Top inquiries we received (linked to corresponding answers):

1. What is Google Base?
2. What type of information can I submit to Google Base?
3. Can I upload digital files?
4. Is it free? No way!
5. What if I have lots of things to share?
6. What are custom attributes?


Many people were also interested in hearing about coming features and future plans. Stay tuned to find out more about those! We have some exciting things lined up!"

[Full Source from googlebase.blogspot.com/]

Wednesday, December 28, 2005

Navigation on Google Base has been changed !

"As you may have noticed, We've changed the navigation on Google Base, so that you can first view an item details page before clicking on to the Item URL page.

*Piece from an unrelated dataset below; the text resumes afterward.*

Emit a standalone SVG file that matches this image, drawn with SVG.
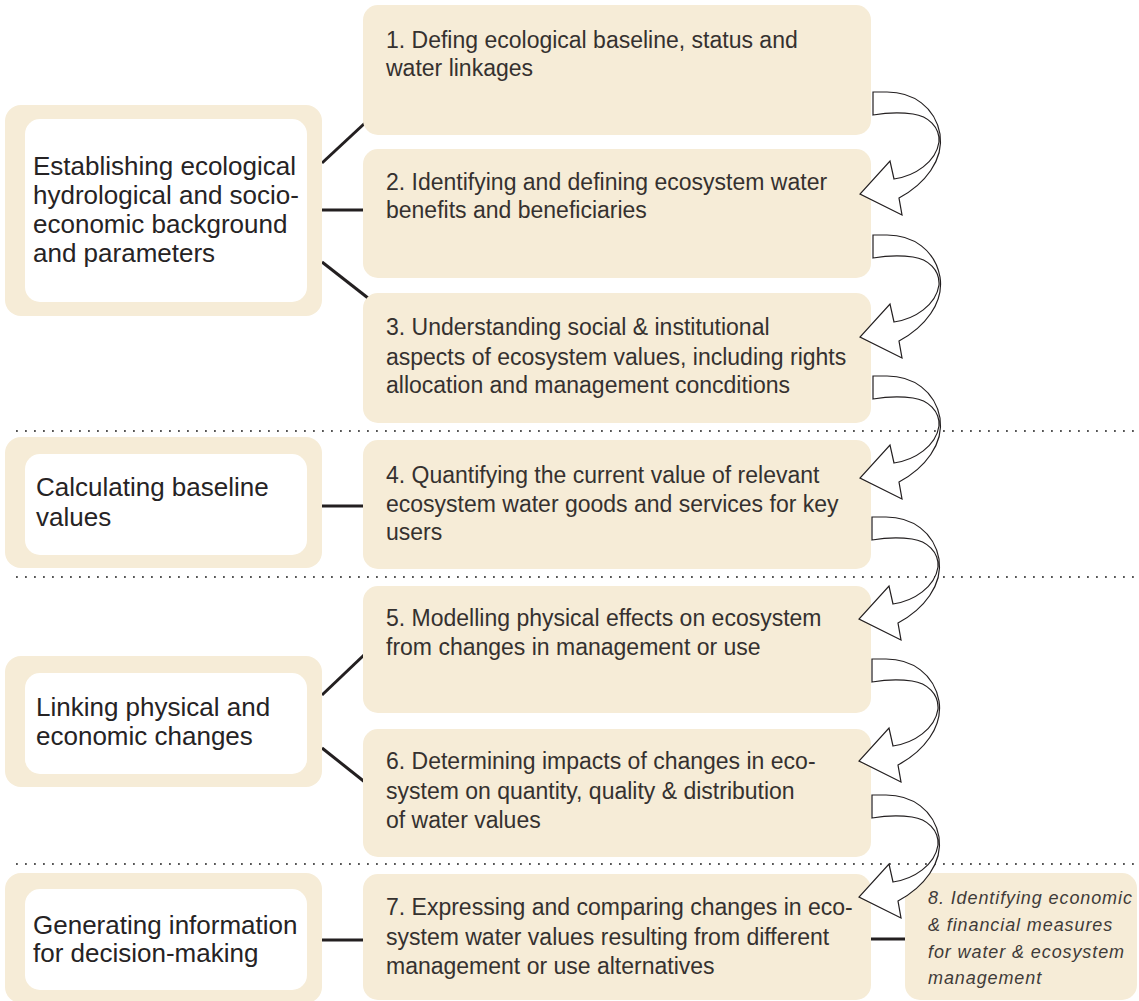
<svg xmlns="http://www.w3.org/2000/svg" width="1139" height="1001" viewBox="0 0 1139 1001">
<style>
.bg{fill:#ffffff}
.beige{fill:#f6ecd7}
.inner{fill:#ffffff}
.lt{font-family:"Liberation Sans",Arial,sans-serif;font-size:26px;fill:#262324}
.rt{font-family:"Liberation Sans",Arial,sans-serif;font-size:23px;fill:#35312f}
.it{font-family:"Liberation Sans",Arial,sans-serif;font-size:18px;font-style:italic;letter-spacing:0.9px;fill:#3f3b39}
.con{stroke:#231f20;stroke-width:3;fill:none}
.dot{stroke:#555;stroke-width:1.8;stroke-dasharray:1.8 7.2;fill:none}
.arr{fill:#ffffff;stroke:#231f20;stroke-width:1.2;stroke-linejoin:miter}
</style>
<defs>
<path id="curl" class="arr" d="M0,0 L14,0 C40,0 62,15 67,42 C71,68 52,92 26,106 L29,123 L-13,102 L17,69 L21,87 C42,84 63,70 66,50 C67,35 55,24 40,22 C25,20 12,21 0,23 Z"/>
</defs>
<rect class="bg" x="0" y="0" width="1139" height="1001"/>

<g id="separators">
<line class="dot" x1="16" y1="431" x2="1136" y2="431"/>
<line class="dot" x1="16" y1="577" x2="1136" y2="577"/>
<line class="dot" x1="16" y1="864" x2="1136" y2="864"/>
</g>

<g id="connectors">
<line class="con" x1="322" y1="163" x2="365" y2="123"/>
<line class="con" x1="322" y1="210" x2="364" y2="210"/>
<line class="con" x1="322" y1="262" x2="368" y2="298"/>
<line class="con" x1="322" y1="506" x2="364" y2="506"/>
<line class="con" x1="322" y1="695" x2="364" y2="655"/>
<line class="con" x1="322" y1="748" x2="366" y2="783"/>
<line class="con" x1="322" y1="940" x2="364" y2="940"/>
<line class="con" x1="870" y1="939" x2="906" y2="939"/>
</g>

<g id="stageA">
<rect class="beige" x="5" y="105" width="317" height="211" rx="16"/>
<rect class="inner" x="25" y="119" width="282" height="183" rx="15"/>
<text class="lt" x="33" y="175">Establishing ecological</text>
<text class="lt" x="33" y="204">hydrological and socio-</text>
<text class="lt" x="33" y="233">economic background</text>
<text class="lt" x="33" y="262">and parameters</text>
</g>
<g id="stageB">
<rect class="beige" x="5" y="437" width="317" height="131" rx="16"/>
<rect class="inner" x="25" y="454" width="282" height="101" rx="15"/>
<text class="lt" x="36" y="496">Calculating baseline</text>
<text class="lt" x="36" y="526">values</text>
</g>
<g id="stageC">
<rect class="beige" x="5" y="656" width="317" height="131" rx="16"/>
<rect class="inner" x="25" y="673" width="282" height="101" rx="15"/>
<text class="lt" x="36" y="716">Linking physical and</text>
<text class="lt" x="36" y="745">economic changes</text>
</g>
<g id="stageD">
<rect class="beige" x="5" y="873" width="317" height="130" rx="16"/>
<rect class="inner" x="25" y="889" width="282" height="101" rx="15"/>
<text class="lt" x="33" y="934">Generating information</text>
<text class="lt" x="33" y="962">for decision-making</text>
</g>

<g id="step1">
<rect class="beige" x="363" y="5" width="508" height="130" rx="15"/>
<text class="rt" x="386" y="48">1. Defing ecological baseline, status and</text>
<text class="rt" x="386" y="76">water linkages</text>
</g>
<g id="step2">
<rect class="beige" x="363" y="149" width="508" height="129" rx="15"/>
<text class="rt" x="386" y="190">2. Identifying and defining ecosystem water</text>
<text class="rt" x="386" y="218">benefits and beneficiaries</text>
</g>
<g id="step3">
<rect class="beige" x="363" y="293" width="508" height="130" rx="15"/>
<text class="rt" x="386" y="335">3. Understanding social &amp; institutional</text>
<text class="rt" x="386" y="365">aspects of ecosystem values, including rights</text>
<text class="rt" x="386" y="393">allocation and management concditions</text>
</g>
<g id="step4">
<rect class="beige" x="363" y="440" width="508" height="129" rx="15"/>
<text class="rt" x="386" y="483">4. Quantifying the current value of relevant</text>
<text class="rt" x="386" y="512">ecosystem water goods and services for key</text>
<text class="rt" x="386" y="540">users</text>
</g>
<g id="step5">
<rect class="beige" x="363" y="586" width="508" height="127" rx="15"/>
<text class="rt" x="386" y="626">5. Modelling physical effects on ecosystem</text>
<text class="rt" x="386" y="655">from changes in management or use</text>
</g>
<g id="step6">
<rect class="beige" x="363" y="729" width="508" height="128" rx="15"/>
<text class="rt" x="386" y="769">6. Determining impacts of changes in eco-</text>
<text class="rt" x="386" y="799">system on quantity, quality &amp; distribution</text>
<text class="rt" x="386" y="828">of water values</text>
</g>
<g id="step7">
<rect class="beige" x="363" y="874" width="508" height="126" rx="15"/>
<text class="rt" x="386" y="915">7. Expressing and comparing changes in eco-</text>
<text class="rt" x="386" y="945">system water values resulting from different</text>
<text class="rt" x="386" y="974">management or use alternatives</text>
</g>
<g id="step8">
<rect class="beige" x="905" y="873" width="232" height="127" rx="15"/>
<text class="it" x="928" y="904">8. Identifying economic</text>
<text class="it" x="928" y="931">&amp; financial measures</text>
<text class="it" x="928" y="958">for water &amp; ecosystem</text>
<text class="it" x="928" y="984">management</text>
</g>

<g id="flow-arrows">
<use href="#curl" transform="translate(873,92)"/>
<use href="#curl" transform="translate(873,235)"/>
<use href="#curl" transform="translate(873,376)"/>
<use href="#curl" transform="translate(872,517)"/>
<use href="#curl" transform="translate(872,659)"/>
<use href="#curl" transform="translate(872,795)"/>
</g>
</svg>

This change allows us to experiment with how you browse and search on Google Base and see related items. The item details page enables you to see all the attributes and labels attached to the item and provides links to items with similar labels. We want to measure how this navigation changes the number of searches and other ways people will use it. In the future we plan to test a number of other navigation changes in order to optimize the Google Base experience. By the way, search results that display Google Base items on Froogle, Google Local and Google will continue to point directly to item URL."

[source from By Bindu Reddy, Product Manager, Google Base]

Thursday, December 22, 2005

Yahoo Beats Google Base To The Punch

Yahoo has integrated auction listings with Yahoo Shopping and the Shopping Search.

List or upload your products to Yahoo Auctions and do a search from Yahoo's Home page using the "shopping" tab, or Yahoo Shopping Home and you will see your products listed.

Sellers can list items indiviually on the Auction website or easily upload items in bulk using Yahoo's "Seller Manager".

No Fees. 100% Free.

Yahoo's Auction/Shopping package already surpasses anything Googlebase/Froogle will be offering for the next few years.

Yahoo had an advantage. They already had an auction platform up and running.